Your PC web browser software works with the server Hypertext Transport Protocol
configuration software to display files correctly in your browser. The server uses
the file extension to recognize and display files in your browser. Since many of the
original GPO files do not use file extensions, or use non-standard file extensions,
many original files will not display properly. You can download the files and use your PC
software to display or import the files. If you are using Windows to display ASCII
text files, Wordpad will work better than Notepad. Processed files use standard
file extensions and should display properly in your web browser.
Q19. Why do some of text files that I downloaded contain
characters that won't display properly in my PC text viewer?
As far as we can tell, many of the original diskette files were originally
stored in EBCDIC format on tape media and used on IBM mainframe computers.
The translated IBM EBCDIC to ASCII files on many of the original diskettes
contain control or high ASCII (nulls, backspaces, carriage returns, form feeds,
the substitute control character, and other non-printing codes) code.
These characters may not alter documentation or data files to the extent that
you cannot use them on your PC. These characters have been eliminated in the
processed files.
Q20. Why can't I use or display some of the files that I
downloaded to my PC?
See, Downloading Tips.
Q21. Downloading each file can be time consuming. Why
didn't you create a compressed file or archive of all processed files for each title?

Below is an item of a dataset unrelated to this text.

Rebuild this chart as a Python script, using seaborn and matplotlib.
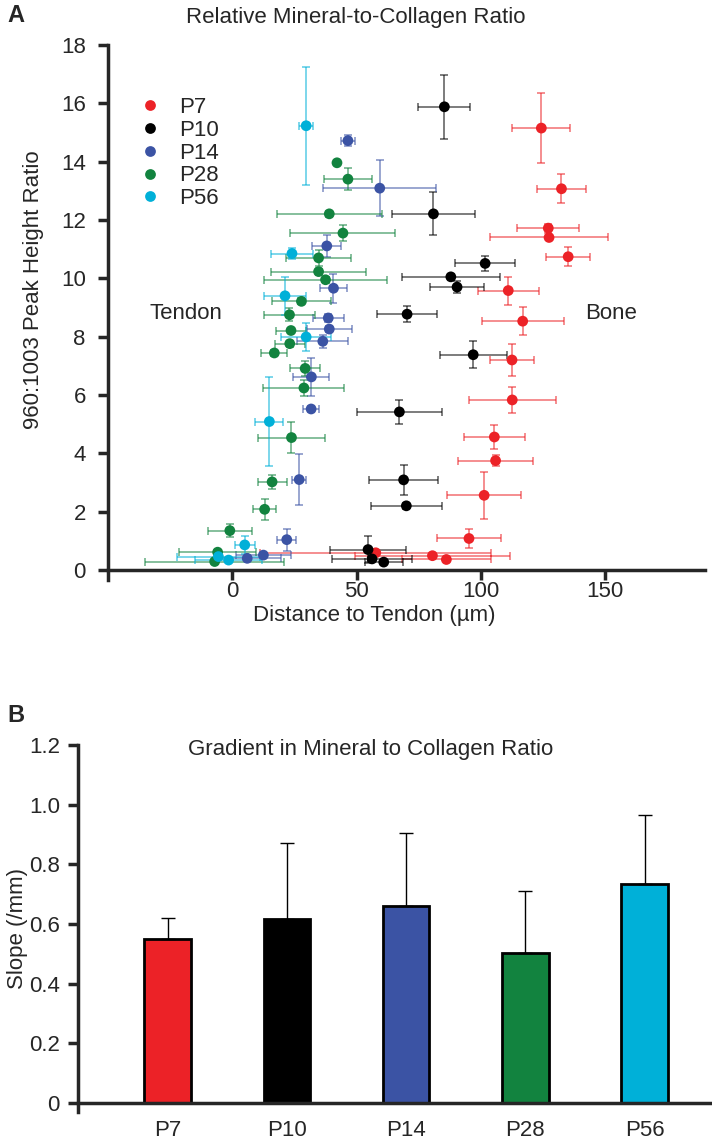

We don't know of a compression program that will run on every computer operating
system.
Q22. Are there other archives for GPO diskettes?
The
Floppy Disk Project (FDP) at Indiana University Bloomington maintains
an archive of GPO floppy disks. All files are Windows compressed
self-extracting executable files. The files at this archive have not
been extracted or processed.
Q23. Do federal agency web sites archive any of the
data on these GPO diskettes?
Some agencies maintain archives of historical data that include data
originally distributed on these GPO diskettes. The "Related Publications:"
section of each title study description contain links to these archives.